What's more, the case as laid out with testimony from various witnesses in court is always by nature fragmentary. The prosecution got off to a rough start with Monk, who provided much of the framework for alleged corruption in the Blagojevich administration, but with precious few illustrations of the governor directly indulging in pay-to-play politics.

"Monk didn't pay off the way they thought he would," Cavise said. "To this point, the government's story is not well-developed. Monk probably created an atmosphere of corruption, but did not get specific enough on the quid pro quo."

Yet there was an almost Dickensian scene in the government's pretrial proffer laying out the case prosecutors intended to make, a scene in which Blagojevich, on a flight to New York City for a fundraiser in the first year of his administration "stated he had aspirations beyond being governor and that fundraising was the key to political success."

It's an essential scene in the story, one that potentially lays out the motive for all that's to follow, and fundraiser Joseph Cari fleshed it out in testimony last week.

Cari, the person who had that conversation with Blagojevich, testified that Blagojevich was already so intent on higher office he spoke of how he had run for governor, rather than U.S. senator, precisely because it was easier to raise money by dealing out state contracts and other business with the intent to "go back to those people for money."

Cari appeared to lend credence to Monk's testimony that Monk, Blagojevich and fundraisers Tony Rezko and Chris Kelly were conducting private meetings at about the same time to lay out plans for how they would use state business to raise money both for themselves and the campaign and thus build up and consolidate political power and, in the end, enrich themselves.

That's a story: Here's what they wanted, here's why they wanted it and here's how they went about attaining it - illegally.

Of course, the defense has its own plot line. As laid out by attorney Sam Adam Jr. in his opening statement, it's that Blagojevich was an unwitting stooge used and duped by his underlings, who went rogue without his knowledge, and that in any case there was never any quid pro quo, no direct exchange of this for that, involving the governor. They've hammered those points at every opportunity in cross-examination.

Defense attorney Michael Gillespie got Cari to restate that Blagojevich was using Bill Clinton as an example, in the way he built a campaign war chest as Arkansas governor from state connections. The implication was that if Clinton had used much the same fundraising tactics to gain the highest office in the land, it must be politics as usual with nothing untoward about it.

"The defense," Cavise said, "has been pretty clearly establishing their theory even during the government's case-in-chief, that is the governor was not corrupt, everybody around him was. There is nothing more aggravating to the government than the defense getting its theory across to the jury without having to call even their first witness."

"So far in the Blagojevich trial, the prosecutors are leading, but it's not as big of a gulf as I expected at this point," Stoltmann said. "They are in inning two of a nine-inning game, and there is a long way to go. But so far Blagojevich and his team have to be fairly happy."

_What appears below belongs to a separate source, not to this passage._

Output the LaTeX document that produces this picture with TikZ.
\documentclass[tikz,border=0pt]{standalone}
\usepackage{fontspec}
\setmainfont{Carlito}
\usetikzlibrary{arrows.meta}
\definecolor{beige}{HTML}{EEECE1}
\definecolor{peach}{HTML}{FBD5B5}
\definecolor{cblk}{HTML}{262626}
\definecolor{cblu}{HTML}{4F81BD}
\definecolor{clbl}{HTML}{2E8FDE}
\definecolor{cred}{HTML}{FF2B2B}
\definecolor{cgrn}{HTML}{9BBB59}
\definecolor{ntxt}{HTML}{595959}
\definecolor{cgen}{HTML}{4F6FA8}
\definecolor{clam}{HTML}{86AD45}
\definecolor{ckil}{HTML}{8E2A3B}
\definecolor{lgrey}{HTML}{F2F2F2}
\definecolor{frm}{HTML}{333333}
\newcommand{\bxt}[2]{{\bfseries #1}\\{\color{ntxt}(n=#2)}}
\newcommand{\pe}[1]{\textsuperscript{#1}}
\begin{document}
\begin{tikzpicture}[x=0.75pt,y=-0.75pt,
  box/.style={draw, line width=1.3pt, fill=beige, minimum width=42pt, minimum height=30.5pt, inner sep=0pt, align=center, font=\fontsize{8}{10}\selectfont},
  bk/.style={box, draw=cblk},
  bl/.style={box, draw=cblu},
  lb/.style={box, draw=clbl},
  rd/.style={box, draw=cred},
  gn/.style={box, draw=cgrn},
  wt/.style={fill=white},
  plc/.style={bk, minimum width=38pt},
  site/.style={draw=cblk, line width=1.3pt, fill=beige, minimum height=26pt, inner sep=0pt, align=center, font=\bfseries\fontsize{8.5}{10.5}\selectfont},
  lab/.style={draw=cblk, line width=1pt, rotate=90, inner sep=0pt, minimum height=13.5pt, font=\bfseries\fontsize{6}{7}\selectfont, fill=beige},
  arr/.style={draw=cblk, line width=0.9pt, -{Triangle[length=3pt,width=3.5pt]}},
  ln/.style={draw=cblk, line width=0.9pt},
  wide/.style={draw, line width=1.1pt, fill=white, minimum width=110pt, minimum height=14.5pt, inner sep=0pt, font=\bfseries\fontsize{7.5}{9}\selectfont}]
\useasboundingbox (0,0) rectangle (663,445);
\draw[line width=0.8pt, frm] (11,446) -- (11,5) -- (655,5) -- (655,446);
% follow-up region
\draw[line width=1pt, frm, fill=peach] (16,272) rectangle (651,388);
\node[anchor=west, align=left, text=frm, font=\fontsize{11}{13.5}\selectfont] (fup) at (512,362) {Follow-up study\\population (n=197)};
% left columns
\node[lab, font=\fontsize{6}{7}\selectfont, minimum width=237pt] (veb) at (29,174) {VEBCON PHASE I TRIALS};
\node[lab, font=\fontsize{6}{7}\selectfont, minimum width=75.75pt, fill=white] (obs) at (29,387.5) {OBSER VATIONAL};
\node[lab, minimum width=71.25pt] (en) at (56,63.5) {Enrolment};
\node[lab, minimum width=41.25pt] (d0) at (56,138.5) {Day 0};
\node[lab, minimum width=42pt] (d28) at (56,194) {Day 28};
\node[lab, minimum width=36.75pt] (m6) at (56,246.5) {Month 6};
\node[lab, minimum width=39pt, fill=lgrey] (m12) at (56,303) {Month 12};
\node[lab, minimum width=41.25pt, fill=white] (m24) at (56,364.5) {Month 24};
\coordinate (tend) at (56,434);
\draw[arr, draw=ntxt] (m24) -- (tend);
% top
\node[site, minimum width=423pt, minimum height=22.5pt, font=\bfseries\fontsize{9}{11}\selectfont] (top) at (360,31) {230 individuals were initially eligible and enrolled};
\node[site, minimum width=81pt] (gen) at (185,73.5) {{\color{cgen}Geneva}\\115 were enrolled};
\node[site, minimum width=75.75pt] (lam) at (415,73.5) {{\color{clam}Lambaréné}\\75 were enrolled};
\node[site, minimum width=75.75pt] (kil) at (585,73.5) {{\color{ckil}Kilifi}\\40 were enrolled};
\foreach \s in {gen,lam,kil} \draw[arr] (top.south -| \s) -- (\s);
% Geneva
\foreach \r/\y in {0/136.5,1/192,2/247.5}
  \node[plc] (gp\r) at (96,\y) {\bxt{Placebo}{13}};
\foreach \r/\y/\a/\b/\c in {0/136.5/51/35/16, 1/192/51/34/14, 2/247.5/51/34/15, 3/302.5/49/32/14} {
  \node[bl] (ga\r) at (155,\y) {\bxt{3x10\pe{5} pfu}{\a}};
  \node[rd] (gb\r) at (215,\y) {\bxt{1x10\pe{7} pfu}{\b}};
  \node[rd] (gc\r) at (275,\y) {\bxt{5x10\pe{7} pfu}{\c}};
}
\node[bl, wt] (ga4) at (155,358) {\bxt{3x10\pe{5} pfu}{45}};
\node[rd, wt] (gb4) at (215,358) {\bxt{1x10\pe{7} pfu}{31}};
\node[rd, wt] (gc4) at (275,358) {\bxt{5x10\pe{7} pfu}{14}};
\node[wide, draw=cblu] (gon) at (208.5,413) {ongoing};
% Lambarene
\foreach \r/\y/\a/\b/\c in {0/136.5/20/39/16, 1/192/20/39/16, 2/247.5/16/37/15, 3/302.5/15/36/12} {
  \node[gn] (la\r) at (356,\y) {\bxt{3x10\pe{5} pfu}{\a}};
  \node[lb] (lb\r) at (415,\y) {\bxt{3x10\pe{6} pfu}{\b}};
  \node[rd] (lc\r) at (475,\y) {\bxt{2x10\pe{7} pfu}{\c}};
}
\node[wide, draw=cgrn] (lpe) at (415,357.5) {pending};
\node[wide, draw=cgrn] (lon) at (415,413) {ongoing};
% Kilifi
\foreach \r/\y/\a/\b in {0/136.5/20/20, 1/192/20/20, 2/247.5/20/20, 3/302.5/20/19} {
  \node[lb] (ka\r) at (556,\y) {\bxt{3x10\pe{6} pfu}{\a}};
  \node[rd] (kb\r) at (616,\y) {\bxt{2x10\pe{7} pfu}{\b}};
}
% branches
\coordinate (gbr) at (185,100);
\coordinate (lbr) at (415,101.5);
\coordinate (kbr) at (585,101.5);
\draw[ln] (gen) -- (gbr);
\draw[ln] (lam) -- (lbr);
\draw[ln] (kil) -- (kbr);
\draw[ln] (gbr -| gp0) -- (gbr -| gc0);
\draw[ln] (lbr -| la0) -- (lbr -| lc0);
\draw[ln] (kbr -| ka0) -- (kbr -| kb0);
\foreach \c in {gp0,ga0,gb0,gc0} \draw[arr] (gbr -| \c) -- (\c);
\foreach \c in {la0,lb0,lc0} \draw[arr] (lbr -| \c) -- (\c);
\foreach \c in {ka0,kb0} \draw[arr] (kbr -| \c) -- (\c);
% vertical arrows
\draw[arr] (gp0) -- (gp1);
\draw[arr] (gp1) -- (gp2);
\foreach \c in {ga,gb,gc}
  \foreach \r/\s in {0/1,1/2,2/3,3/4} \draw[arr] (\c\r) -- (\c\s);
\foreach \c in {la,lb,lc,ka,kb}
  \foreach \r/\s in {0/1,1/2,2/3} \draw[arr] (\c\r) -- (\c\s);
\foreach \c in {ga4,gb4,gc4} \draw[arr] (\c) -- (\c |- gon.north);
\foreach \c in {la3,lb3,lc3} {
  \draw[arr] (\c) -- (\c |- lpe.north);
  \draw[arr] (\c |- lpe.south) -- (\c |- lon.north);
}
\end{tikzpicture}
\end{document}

Yet there are always hidden pitfalls. Not only was Adam smacked down on several occasions Thursday by Judge James Zagel for his more theatrical style, developed in the criminal courts at 26th and California, compared with the more staid environment at the Dirksen U.S. Courthouse in downtown Chicago, but he also fell into a trap of his own devising.

Cross-examining Ali Ata, a fundraiser who testified he gave $50,000 to Blagojevich during the 2002 campaign and was ultimately given a job as executive director of the Illinois Finance Authority, Adam first got Ata to admit he didn't deal with Blagojevich directly in obtaining the job. Then he asked if Ata was so close with Blagojevich, having contributed to his campaigns going back to his days as a state representative, why didn't he simply ask Blagojevich for a job himself?

Ata countered that things had changed by the time Blagojevich ran for governor, that Monk, Rezko and Kelly had established themselves as the self-proclaimed "kitchen cabinet" buffering Blagojevich and that all deals had to go through them.

"If I was in a position to help and I didn't," Ata said, "chances are I wouldn't get the job."

On one hand, that could lend credence to Monk's testimony that they were acting in concert on Blagojevich's behalf with his full awareness. Of course, the defense would insist it argues strongly that Blagojevich was insulated from the wrongs they were committing.

In the end, the jury will determine which story is more plausible.